The movie isn’t “Ferris Bueller” (foolish, vindictive adults continually outwitted by clever teenagers), but here too, for the most part, the kids are right, and the adults are wrong. Brother and sister make the right decisions – each starts the film with an offensive friend, and each deals with the problem decisively. It’s the moms who can’t sort out the difficulties in their relationship. Jules (Moore) has never stuck with a career, and in the course of the movie she gives in to impulsive lust. Nic (Bening) is jealous and controlling and tends to drink a bit too much wine. Even their sex life keeps hitting snags and interruptions.

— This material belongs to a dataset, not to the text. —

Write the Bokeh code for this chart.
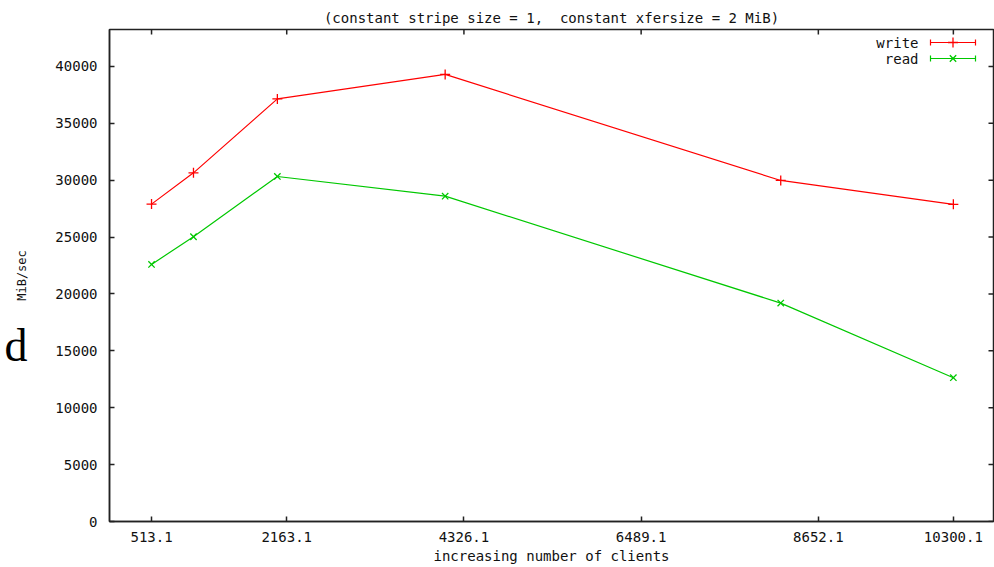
from bokeh.plotting import figure
from bokeh.models import (Range1d, FixedTicker, Whisker, TeeHead, Label,
                          ColumnDataSource, LinearAxis)
from bokeh.embed import file_html
from bokeh.resources import INLINE

# ---- data ----
clients = [513, 1025, 2049, 4097, 8193, 10300]
write_mibs = [27900, 30650, 37150, 39300, 29980, 27880]
read_mibs = [22600, 25030, 30330, 28600, 19200, 12640]
x_tick_values = [513.1, 2163.1, 4326.1, 6489.1, 8652.1, 10300.1]
x_tick_labels = ["513.1", "2163.1", "4326.1", "6489.1", "8652.1", "10300.1"]
y_tick_values = [0, 5000, 10000, 15000, 20000, 25000, 30000, 35000, 40000]
series_names = ["write", "read"]

X_LO, X_HI = 0, 10790
Y_LO, Y_HI = 0, 43250
FW, FH = 884, 492

MONO = "DejaVu Sans Mono"
RED = "#ff0000"
GREEN = "#00c800"
INK = "#222222"

p = figure(frame_width=FW, frame_height=FH, output_backend="svg",
           toolbar_location=None, x_range=Range1d(X_LO, X_HI),
           y_range=Range1d(Y_LO, Y_HI),
           min_border_left=109, min_border_right=1, min_border_top=29,
           min_border_bottom=0,
           title="(constant stripe size = 1,\u00a0 constant xfersize = 2 MiB)")
p.background_fill_color = "white"
p.border_fill_color = "white"
p.outline_line_color = INK
p.outline_line_width = 1.5
p.grid.visible = False

p.title.align = "center"
p.title.text_font = MONO
p.title.text_font_size = "14px"
p.title.text_font_style = "normal"
p.title.text_color = "#111111"
p.title.standoff = 8
p.title.offset = 0

def style_axis(ax):
    ax.axis_line_color = INK
    ax.axis_line_width = 1.5
    ax.major_tick_in = 5
    ax.major_tick_out = 0
    ax.major_tick_line_color = INK
    ax.major_tick_line_width = 1.5
    ax.minor_tick_line_color = None
    ax.major_label_text_font = MONO
    ax.major_label_text_font_size = "14px"
    ax.major_label_text_color = "#111111"
    ax.axis_label_text_font = MONO
    ax.axis_label_text_font_style = "normal"
    ax.axis_label_text_color = "#111111"

xticker = FixedTicker(ticks=x_tick_values)
yticker = FixedTicker(ticks=y_tick_values)
xlabels = {v: s for v, s in zip(x_tick_values, x_tick_labels)}

xa = p.xaxis[0]
xa.ticker = xticker
xa.major_label_overrides = xlabels
style_axis(xa)
xa.major_label_standoff = 10
xa.axis_label = "increasing number of clients"
xa.axis_label_text_font_size = "14px"
xa.axis_label_standoff = 3

ya = p.yaxis[0]
ya.ticker = yticker
style_axis(ya)
ya.major_label_standoff = 12

# ---- helpers: frame pixel -> data (for decorations only) ----
def fx(px):
    return X_LO + px / FW * (X_HI - X_LO)

def fy(px_from_top):
    return Y_HI - px_from_top / FH * (Y_HI - Y_LO)

# outer left axis: carries the stray scanned "d" and the y axis title
d_pos = fy(316)
outer = LinearAxis(ticker=FixedTicker(ticks=[d_pos]))
outer.major_label_overrides = {d_pos: "d"}
outer.axis_line_color = None
outer.major_tick_line_color = None
outer.minor_tick_line_color = None
outer.major_tick_in = 0
outer.major_tick_out = 0
outer.major_label_text_font = "Liberation Serif"
outer.major_label_text_font_size = "46px"
outer.major_label_text_color = "#000000"
outer.major_label_standoff = 25
outer.axis_label = "MiB/sec"
outer.axis_label_text_font = MONO
outer.axis_label_text_font_style = "normal"
outer.axis_label_text_font_size = "12px"
outer.axis_label_text_color = "#111111"
outer.axis_label_standoff = -27
p.add_layout(outer, "left")

# mirrored ticks on top and right (gnuplot border tics)
tick_dx = fx(5) - fx(0)
tick_dy = fy(0) - fy(5)
p.segment(x0=x_tick_values, x1=x_tick_values,
          y0=[Y_HI] * len(x_tick_values),
          y1=[Y_HI - tick_dy] * len(x_tick_values),
          line_color=INK, line_width=1.5)
p.segment(x0=[X_HI] * len(y_tick_values),
          x1=[X_HI - tick_dx] * len(y_tick_values),
          y0=y_tick_values, y1=y_tick_values,
          line_color=INK, line_width=1.5)

# ---- data series ----
p.line(clients, write_mibs, line_color=RED, line_width=1.2)
p.scatter(clients, write_mibs, marker="cross", size=10, line_color=RED,
          line_width=1.3)
p.line(clients, read_mibs, line_color=GREEN, line_width=1.2)
p.scatter(clients, read_mibs, marker="x", size=9, line_color=GREEN,
          line_width=1.3)

# ---- gnuplot style key (placed by fractions of the frame) ----
key_rows = [(series_names[0], RED, "cross", 10, 13),
            (series_names[1], GREEN, "x", 9, 29)]
for name, col, mk, sz, row in key_rows:
    yk = fy(row)
    p.add_layout(Label(x=fx(809), y=yk, text=name, text_align="right",
                       text_baseline="middle", text_font=MONO,
                       text_font_size="14px", text_color="#111111"))
    src = ColumnDataSource(dict(base=[yk], lower=[fx(821)], upper=[fx(866)]))
    w = Whisker(source=src, base="base", lower="lower", upper="upper",
                dimension="width", line_color=col, line_width=1.2,
                lower_head=TeeHead(size=6, line_color=col, line_width=1.2),
                upper_head=TeeHead(size=6, line_color=col, line_width=1.2))
    p.add_layout(w)
    p.scatter([fx(843.5)], [yk], marker=mk, size=sz, line_color=col,
              line_width=1.3)

open("out.html", "w").write(file_html(p, INLINE))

Paul (Ruffalo) is cute and likable, but ultimately not much of a grown-up.

The kids are really a proxy for the audience here. Like the audience in the theater, the kids find out about all the adults’ missteps (they are constantly overhearing the grown-ups, either by accident or by design). And like the audience, even when the kids say nothing, they seem to be standing in moral judgment. The adults sense this too. If you see the movie (and it’s certainly worth seeing) try counting the number of times that the adults apologize to the teenagers.

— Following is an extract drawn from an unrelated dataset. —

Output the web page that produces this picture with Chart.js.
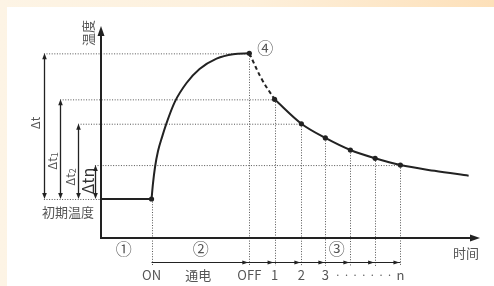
<!DOCTYPE html>
<html>
<head>
<meta charset="utf-8">
<script src="https://cdn.jsdelivr.net/npm/chart.js@4.4.1/dist/chart.umd.min.js"></script>
<style>
  html, body { margin: 0; padding: 0; }
  body {
    width: 494px; height: 286px; overflow: hidden; position: relative;
    background: linear-gradient(90deg, #fdf4e5 0%, #fdf0dc 50%, #fde0b9 100%);
  }
  #panel { position: absolute; left: 7px; top: 7px; right: 0; bottom: 0; background: #fff; }
  #wrap { position: absolute; left: 0; top: 0; width: 494px; height: 286px; }
</style>
</head>
<body>
<div id="panel"></div>
<div id="wrap"><canvas id="chart" width="494" height="286"></canvas></div>
<script>
// Heating (switch ON -> OFF)
const timeOn = 2.0;
const timeOff = 5.87;
const baseTemp = 18.4;
const peakTemp = 87.1;
const heatTimes = [2.0, 2.059, 2.139, 2.257, 2.416, 2.594, 2.922, 3.385, 3.90, 4.573, 5.23, 5.87];
const heatTemps = [18.4, 25.9, 33.5, 41.0, 47.6, 54.2, 64.2, 73.1, 79.7, 84.6, 86.7, 87.1];

// dashed part right after OFF
const dashTimes = [5.87, 6.37, 6.87];
const dashTemps = [87.1, 74.8, 65.4];

// cooling measurements 1, 2, 3 ... n
const coolTimes = [6.87, 7.93, 8.88, 9.87, 10.85, 11.85];
const coolTemps = [65.4, 53.9, 47.2, 41.5, 37.6, 34.4];
const tailTimes = [13.2, 14.55];
const tailTemps = [31.7, 29.4];

// Δ arrows on the left (time value left of the axis, top temperature)
const deltaLabels = ["Δt", "Δt1", "Δt2", "Δtn"];
const deltaTimes = [-2.26, -1.62, -0.91, -0.24];
const deltaTops = [87.1, 65.4, 53.9, 34.4];

// labels under the time axis
const tickLabels = ["ON", "通电", "OFF", "1", "2", "3", "· · · · · · ·", "n"];
const tickTimes = [2.0, 3.85, 5.87, 6.87, 7.93, 8.88, 10.4, 11.85];
const rowTemp = -11.3;   // level of the little arrow row

const phaseLabels = ["①", "②", "③", "④"];
const phaseTimes = [0.9, 3.95, 9.33, 6.5];
const phaseTemps = [-5.2, -5.2, -5.2, 89.6];

const INK = "#222";
const GUIDE = "#555";
const TEXT = "#555";
const FONT = '"Noto Sans CJK JP", "Noto Sans", sans-serif';

const pts = (xs, ys) => xs.map((x, i) => ({ x, y: ys[i] }));

function arrowHead(ctx, x, y, dir, len, half) {
  // dir: 'up' | 'down' | 'right'
  ctx.beginPath();
  if (dir === "up") { ctx.moveTo(x, y); ctx.lineTo(x - half, y + len); ctx.lineTo(x + half, y + len); }
  if (dir === "down") { ctx.moveTo(x, y); ctx.lineTo(x - half, y - len); ctx.lineTo(x + half, y - len); }
  if (dir === "right") { ctx.moveTo(x, y); ctx.lineTo(x - len, y - half); ctx.lineTo(x - len, y + half); }
  ctx.closePath();
  ctx.fill();
}

function line(ctx, x1, y1, x2, y2) {
  ctx.beginPath(); ctx.moveTo(x1, y1); ctx.lineTo(x2, y2); ctx.stroke();
}

const diagram = {
  id: "diagram",
  beforeDatasetsDraw(chart) {
    const { ctx, scales: { x, y } } = chart;
    const X = v => x.getPixelForValue(v), Y = v => y.getPixelForValue(v);
    ctx.save();

    // dotted guides
    ctx.strokeStyle = GUIDE; ctx.lineWidth = 1; ctx.setLineDash([1, 1.6]);
    line(ctx, X(deltaTimes[0]), Y(peakTemp) + 0.5, X(timeOff), Y(peakTemp) + 0.5);
    line(ctx, X(deltaTimes[1]), Y(coolTemps[0]) + 0.5, X(coolTimes[0]), Y(coolTemps[0]) + 0.5);
    line(ctx, X(deltaTimes[2]), Y(coolTemps[1]) + 0.5, X(coolTimes[1]), Y(coolTemps[1]) + 0.5);
    line(ctx, X(deltaTimes[3]), Y(coolTemps[5]) + 0.5, X(coolTimes[5]), Y(coolTemps[5]) + 0.5);
    line(ctx, X(deltaTimes[0]), Y(baseTemp) + 0.5, X(0), Y(baseTemp) + 0.5);
    const bottom = Y(rowTemp) + 4;
    line(ctx, Math.round(X(timeOn)) + 0.5, Y(baseTemp), Math.round(X(timeOn)) + 0.5, bottom);
    line(ctx, Math.round(X(timeOff)) + 0.5, Y(peakTemp), Math.round(X(timeOff)) + 0.5, bottom);
    coolTimes.forEach((t, i) => {
      line(ctx, Math.round(X(t)) + 0.5, Y(coolTemps[i]), Math.round(X(t)) + 0.5, bottom);
    });
    ctx.setLineDash([]);

    // axes
    ctx.strokeStyle = INK; ctx.fillStyle = INK; ctx.lineWidth = 2;
    line(ctx, X(0), Y(0), X(0), Y(100) + 8);
    arrowHead(ctx, X(0), Y(100), "up", 10, 3.5);
    line(ctx, X(0) - 1, Y(0), X(15) - 8, Y(0));
    arrowHead(ctx, X(15), Y(0), "right", 10, 3.5);

    // Δ arrows
    ctx.lineWidth = 1.3;
    deltaTimes.forEach((t, i) => {
      const px = Math.round(X(t)) + 0.5;
      line(ctx, px, Y(deltaTops[i]) + 5, px, Y(baseTemp) - 5);
      arrowHead(ctx, px, Y(deltaTops[i]), "up", 6, 2.3);
      arrowHead(ctx, px, Y(baseTemp), "down", 6, 2.3);
    });

    // little arrow row ON -> OFF -> 1 -> ... n
    const stops = [timeOff].concat(coolTimes);
    ctx.lineWidth = 1.2;
    const ry = Math.round(Y(rowTemp)) + 0.5;
    line(ctx, X(timeOn), ry, X(coolTimes[5]), ry);
    stops.forEach(t => arrowHead(ctx, X(t) - 1, ry, "right", 6, 2));

    ctx.restore();
  },
  afterDatasetsDraw(chart) {
    const { ctx, scales: { x, y } } = chart;
    const X = v => x.getPixelForValue(v), Y = v => y.getPixelForValue(v);
    ctx.save();
    ctx.fillStyle = TEXT;
    ctx.textAlign = "center"; ctx.textBaseline = "middle";

    // axis titles
    ctx.font = "13px " + FONT;
    ctx.save(); ctx.translate(X(0) - 13, Y(100) + 7); ctx.rotate(-Math.PI / 2);
    ctx.fillText("温度", 0, 0); ctx.restore();
    ctx.fillText("时间", X(15) - 14, Y(0) + 15);
    ctx.fillText("初期温度", X(deltaTimes[0]) + 24, Y(baseTemp) + 13);

    // bottom labels
    tickLabels.forEach((s, i) => {
      ctx.font = (s.startsWith("·") ? "11px " : "13px ") + FONT;
      ctx.fillText(s, X(tickTimes[i]), Y(rowTemp) + 13);
    });

    // circled numbers
    ctx.font = "16px " + FONT;
    phaseLabels.forEach((s, i) => ctx.fillText(s, X(phaseTimes[i]), Y(phaseTemps[i])));

    // Δ labels
    const pos = [[-8, 123], [-8, 161], [-8, 177], [-7, 181]];
    deltaLabels.forEach((s, i) => {
      const px = X(deltaTimes[i]) + pos[i][0];
      ctx.save(); ctx.translate(px, pos[i][1]); ctx.rotate(-Math.PI / 2);
      if (i === 3) {
        ctx.fillStyle = "#333"; ctx.font = "16px " + FONT;
        ctx.fillText(s, 0, 0);
      } else {
        const main = s.slice(0, 2), sub = s.slice(2);
        ctx.font = "12px " + FONT;
        const w = ctx.measureText(main).width;
        ctx.font = "9px " + FONT;
        const ws = sub ? ctx.measureText(sub).width : 0;
        ctx.textAlign = "left";
        ctx.font = "12px " + FONT;
        ctx.fillText(main, -(w + ws) / 2, 0);
        if (sub) { ctx.font = "9px " + FONT; ctx.fillText(sub, -(w + ws) / 2 + w, 3); }
      }
      ctx.restore();
    });
    ctx.restore();
  }
};

new Chart(document.getElementById("chart"), {
  type: "line",
  data: {
    datasets: [
      { data: pts([0, timeOn], [baseTemp, baseTemp]), borderColor: INK, borderWidth: 2, pointRadius: 0 },
      { data: pts(heatTimes, heatTemps), borderColor: INK, borderWidth: 2, pointRadius: 0, cubicInterpolationMode: "monotone" },
      { data: pts(dashTimes, dashTemps), borderColor: INK, borderWidth: 2, borderDash: [4, 3], pointRadius: 0, tension: 0.4 },
      { data: pts(coolTimes.concat(tailTimes), coolTemps.concat(tailTemps)), borderColor: INK, borderWidth: 2, pointRadius: 0, cubicInterpolationMode: "monotone" },
      { data: pts([timeOn, timeOff].concat(coolTimes), [baseTemp, peakTemp].concat(coolTemps)), showLine: false,
        pointRadius: 2.6, pointBackgroundColor: INK, pointBorderWidth: 0 }
    ]
  },
  options: {
    responsive: false,
    animation: false,
    events: [],
    layout: { padding: { left: 101, right: 14, top: 26, bottom: 48 } },
    plugins: { legend: { display: false }, tooltip: { enabled: false } },
    scales: {
      x: { type: "linear", min: 0, max: 15, display: false },
      y: { type: "linear", min: 0, max: 100, display: false }
    }
  },
  plugins: [diagram]
});
</script>
</body>
</html>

Still, “The Kids Are All Right” departs from the usual child-adult scenarios of comedy (children outwit adults), romantic comedy (children manipulate adults), or drama (children redeem adults).* Instead, the kids learn that grown-up life is complicated and that relationships and people are not perfect. Or as Julianne Moore declaims to the family at the end, just in case someone missed the point, “Marriage is hard.”

*Only very rarely do we get an American film like “Parenthood,” where kids are just ordinary kids, and our sympathy lies with the parents who must endure and try to cope with their children’s shortcomings.